When you open the image in Nikon Capture, or other raw conversion programs, the camera settings are applied to the sensor data in a temporary way so that you can view the image on your computer screen. If you don’t like the color balance or any other setting you used in-camera, you simply change it in the conversion software, and the image looks as if you used the new settings originally when you took the picture.
Does that mean I am not concerned about my white balance settings, since I shoot raw most of the time? No. Remember how the human brain can immediately adjust to an image’s colors and perceive them as normal, even when they are not? That is one of the dangers of not using correct white balance.
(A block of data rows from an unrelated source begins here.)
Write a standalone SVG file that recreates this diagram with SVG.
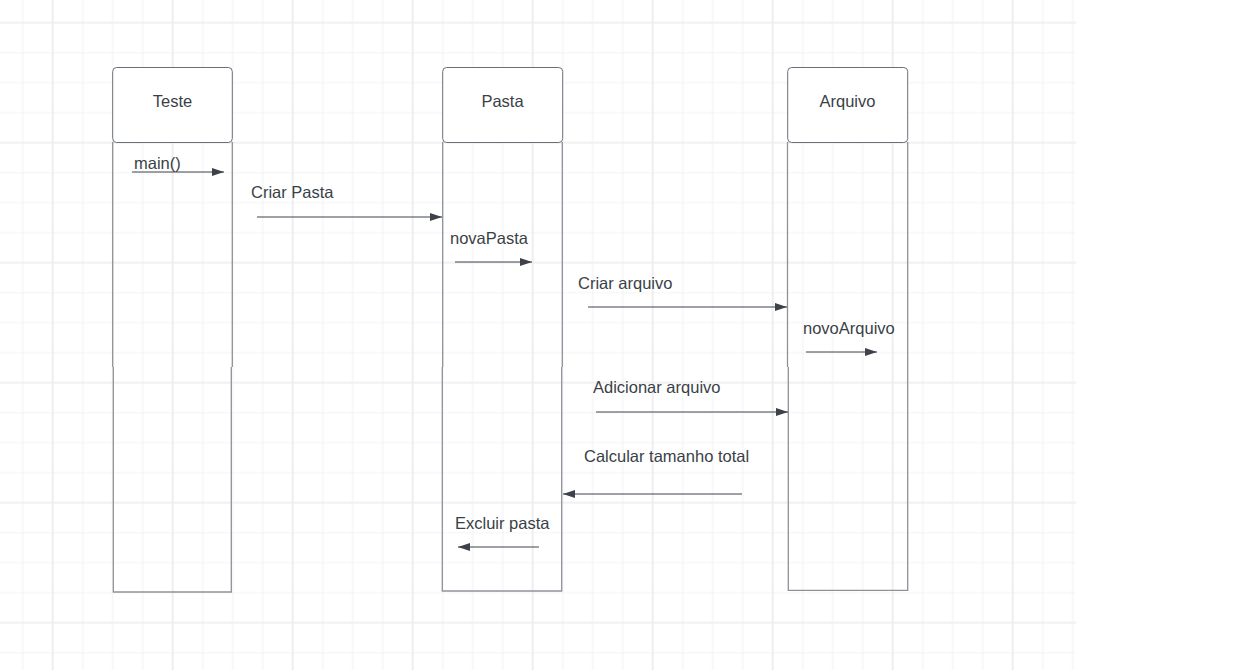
<svg xmlns="http://www.w3.org/2000/svg" width="1243" height="670" viewBox="0 0 1243 670">
<defs>
<pattern id="minor" patternUnits="userSpaceOnUse" x="7.7" y="7.7" width="30" height="30">
<path d="M15 0V30M0 15H30" stroke="#f3f3f4" stroke-width="1.2" fill="none"/>
</pattern>
<pattern id="major" patternUnits="userSpaceOnUse" x="-7.3" y="-37.3" width="120" height="120">
<path d="M60 0V120M0 60H120" stroke="#eaeaeb" stroke-width="1.2" fill="none"/>
</pattern>
<marker id="ah" viewBox="0 0 12 8" refX="12" refY="4" markerWidth="12" markerHeight="8" markerUnits="userSpaceOnUse" orient="auto">
<path d="M0 0L12 4L0 8Z" fill="#3d424a"/>
</marker>
</defs>
<style>
.hd{fill:#ffffff;stroke:#6a6f77;stroke-width:1}
.ll{fill:none;stroke:#8e9298;stroke-width:1.3}
.t{font-family:"Liberation Sans",Arial,sans-serif;font-size:16.5px;fill:#3a3f47}
.msg{stroke:#3d424a;stroke-width:1;fill:none;marker-end:url(#ah)}
</style>
<rect width="1243" height="670" fill="#ffffff"/>
<rect x="0" y="0" width="1076" height="670" fill="url(#minor)"/>
<rect x="0" y="0" width="1076" height="670" fill="url(#major)"/>

<g id="teste">
<path class="ll" d="M112.7 142V367M232.3 142V367"/>
<path class="ll" d="M113.3 367V592H231.3V367"/>
<rect class="hd" x="112.7" y="67.5" width="119.6" height="75" rx="4"/>
<text class="t" x="172.5" y="107" text-anchor="middle">Teste</text>
</g>

<g id="pasta">
<path class="ll" d="M442.7 142V367M562.3 142V367"/>
<path class="ll" d="M442.3 367V591H561.7V367"/>
<rect class="hd" x="442.7" y="67.5" width="120" height="75" rx="4"/>
<text class="t" x="502.5" y="107" text-anchor="middle">Pasta</text>
</g>

<g id="arquivo">
<path class="ll" d="M787.5 142V367M907.7 142V367"/>
<path class="ll" d="M788.3 367V590.3H907.7V367"/>
<rect class="hd" x="787.7" y="67.5" width="120" height="75" rx="4"/>
<text class="t" x="847.5" y="107" text-anchor="middle">Arquivo</text>
</g>

<g id="connectors">
<path class="msg" d="M132 172H224"/>
<text class="t" x="134" y="169">main()</text>
<path class="msg" d="M257 217H442"/>
<text class="t" x="251" y="198">Criar Pasta</text>
<path class="msg" d="M455 262H532"/>
<text class="t" x="450" y="244">novaPasta</text>
<path class="msg" d="M588 307H787"/>
<text class="t" x="578" y="289">Criar arquivo</text>
<path class="msg" d="M806 352H877"/>
<text class="t" x="803" y="334">novoArquivo</text>
<path class="msg" d="M596 412H788"/>
<text class="t" x="593" y="393">Adicionar arquivo</text>
<path class="msg" d="M742 494H563"/>
<text class="t" x="584" y="462">Calcular tamanho total</text>
<path class="msg" d="M539 547H458"/>
<text class="t" x="455" y="529">Excluir pasta</text>
</g>
</svg>
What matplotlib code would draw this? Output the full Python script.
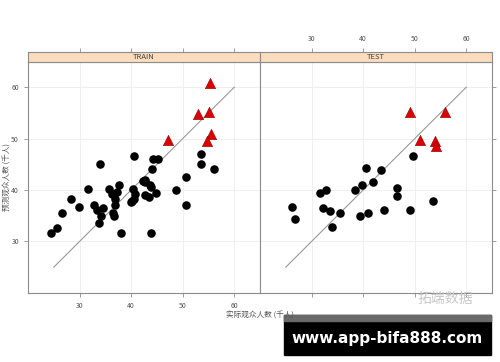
import matplotlib.pyplot as plt
import matplotlib.patches as mpatches

plt.rcParams["font.family"] = ["Noto Sans CJK SC", "DejaVu Sans"]
plt.rcParams["axes.unicode_minus"] = False

# 训练集：普通点 / 红色三角（偏差大）
train_x = [33.9, 40.5, 44.2, 45.3, 53.5, 53.5, 56.1, 44.1, 50.6, 42.6,
           31.7, 28.4, 29.8, 26.5, 25.7, 24.4, 32.8, 33.4, 34.1, 33.7,
           34.6, 35.7, 36.2, 37.6, 37.2, 36.8, 36.9, 36.4, 36.7, 38.1,
           40.3, 40.7, 40.2, 40.0, 40.5, 42.4, 42.6, 43.7, 43.9, 42.6,
           43.4, 44.8, 43.9, 48.8, 50.6]
train_y = [45.0, 46.7, 46.0, 46.0, 47.1, 45.0, 44.0, 44.0, 42.6, 42.0,
           40.3, 38.3, 36.7, 35.5, 32.7, 31.6, 37.0, 36.1, 34.9, 33.5,
           36.6, 40.3, 39.2, 41.0, 39.7, 38.3, 37.1, 35.5, 34.9, 31.6,
           40.3, 39.2, 37.9, 37.6, 38.2, 41.8, 41.5, 41.0, 40.6, 39.0,
           38.6, 39.5, 31.6, 40.0, 37.0]
train_tri_x = [55.3, 52.9, 55.1, 47.2, 55.4, 54.8]
train_tri_y = [60.9, 54.8, 55.2, 49.8, 50.9, 49.5]

# 测试集
test_x = [49.7, 40.6, 43.5, 41.9, 39.7, 38.4, 46.5, 46.5, 32.8, 31.6,
          26.3, 26.8, 32.2, 33.5, 34.0, 35.6, 39.3, 40.9, 44.0, 49.1, 53.5]
test_y = [46.7, 44.3, 43.9, 41.5, 41.0, 40.0, 40.4, 38.8, 40.1, 39.5,
          36.7, 34.4, 36.6, 35.9, 32.8, 35.5, 34.9, 35.5, 36.1, 36.1, 37.8]
test_tri_x = [49.0, 55.9, 51.1, 54.0, 54.2]
test_tri_y = [55.2, 55.2, 49.8, 49.6, 48.5]

ref_line = [25, 60]
ticks = [30, 40, 50, 60]
panels = [("TRAIN", train_x, train_y, train_tri_x, train_tri_y),
          ("TEST", test_x, test_y, test_tri_x, test_tri_y)]

fig = plt.figure(figsize=(5.0, 3.62), dpi=100)
frame_col = "#8c8c8c"
lab_col = "#555555"

left, width, bottom, height = 0.056, 0.464, 0.191, 0.639
strip_h = 0.026

for i, (name, xs, ys, tx, ty) in enumerate(panels):
    ax = fig.add_axes([left + i * width, bottom, width, height])
    ax.set_xlim(20, 65)
    ax.set_ylim(20, 65)
    ax.set_xticks(ticks)
    ax.set_yticks(ticks)
    ax.grid(True, color="#ececec", linewidth=0.6)
    ax.set_axisbelow(True)
    ax.plot(ref_line, ref_line, color="#999999", linewidth=0.8, zorder=2)
    ax.scatter(xs, ys, s=38, color="black", zorder=3, linewidths=0)
    ax.scatter(tx, ty, s=55, marker="^", color="#dd0000",
               edgecolors="#880000", linewidths=0.4, zorder=4)
    for sp in ax.spines.values():
        sp.set_color(frame_col)
        sp.set_linewidth(0.8)
    ax.tick_params(direction="out", length=3, width=0.6, color=frame_col,
                   labelsize=5, labelcolor=lab_col)
    if i == 0:
        ax.tick_params(left=True, labelleft=True, bottom=True, labelbottom=True,
                       right=False, top=False)
    else:
        ax.tick_params(left=False, labelleft=False, bottom=True, labelbottom=False,
                       right=True, labelright=False, top=False)

    # 标题条
    sax = fig.add_axes([left + i * width, bottom + height, width, strip_h])
    sax.set_xlim(20, 65)
    sax.set_facecolor("#fbdcbc")
    sax.set_yticks([])
    sax.set_xticks(ticks)
    sax.tick_params(axis="x", direction="out", length=3, width=0.6, color=frame_col,
                    bottom=False, labelbottom=False, top=True,
                    labeltop=(i == 1), labelsize=5, labelcolor=lab_col)
    for sp in sax.spines.values():
        sp.set_color(frame_col)
        sp.set_linewidth(0.8)
    sax.text(0.5, 0.45, name, transform=sax.transAxes, ha="center", va="center",
             fontsize=5.5, color="#444444")

fig.text(0.52, 0.128, "实际观众人数 (千人)", ha="center", va="center",
         fontsize=5.5, color=lab_col)
fig.text(0.016, 0.51, "预测观众人数 (千人)", ha="center", va="center",
         rotation=90, fontsize=5.5, color=lab_col)

# 水印
fig.text(0.89, 0.175, "拓端数据", ha="center", va="center",
         fontsize=10, color="#c8c8c8")

# 底部横幅
fig.patches.append(mpatches.Rectangle((0.568, 0.02), 0.414, 0.11,
                                      transform=fig.transFigure, color="black"))
fig.patches.append(mpatches.Rectangle((0.568, 0.113), 0.414, 0.017,
                                      transform=fig.transFigure, color="#6a6a6a"))
fig.text(0.775, 0.066, "www.app-bifa888.com", ha="center", va="center",
         fontsize=11, color="white", fontweight="bold", family=["DejaVu Sans"])

fig.savefig("out.png", dpi=100)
Since an unbalanced image on-screen is not compared to another correctly balanced image side-by-side, there is a danger that your brain may accept the slightly incorrect camera settings as normal, and your image will be saved with a color cast.
Use your white balance correctly at all times and you’ll make better images for it. You’ll do less post camera work if the white balance is correct in the first place. As RAW shooters, we already have a lot of postprocessing work to do on our images. Why add white balance corrections to the work flow? It's just more work, if you ask me!
Additionally, you might decide to switch to JPEG mode in the middle of a shoot, and if you are not accustomed to using your white balance controls, you will be in trouble. When you shoot JPEGs or TIFFs, your camera will apply the white balance information directly to the image, and save it on your card...permanently. Be safe…always use good white balance technique!
With the simple tips above, and a little study of the manual, you can become a white balance expert with your D200. Learn to use the color temperature settings above to make superior images.
You’ll be able to capture very accurate colors with your camera, or make pictures with color casts reflecting how you feel about the image. Practice a bit, and you'll find it easy to remember how to set your white balance in the field.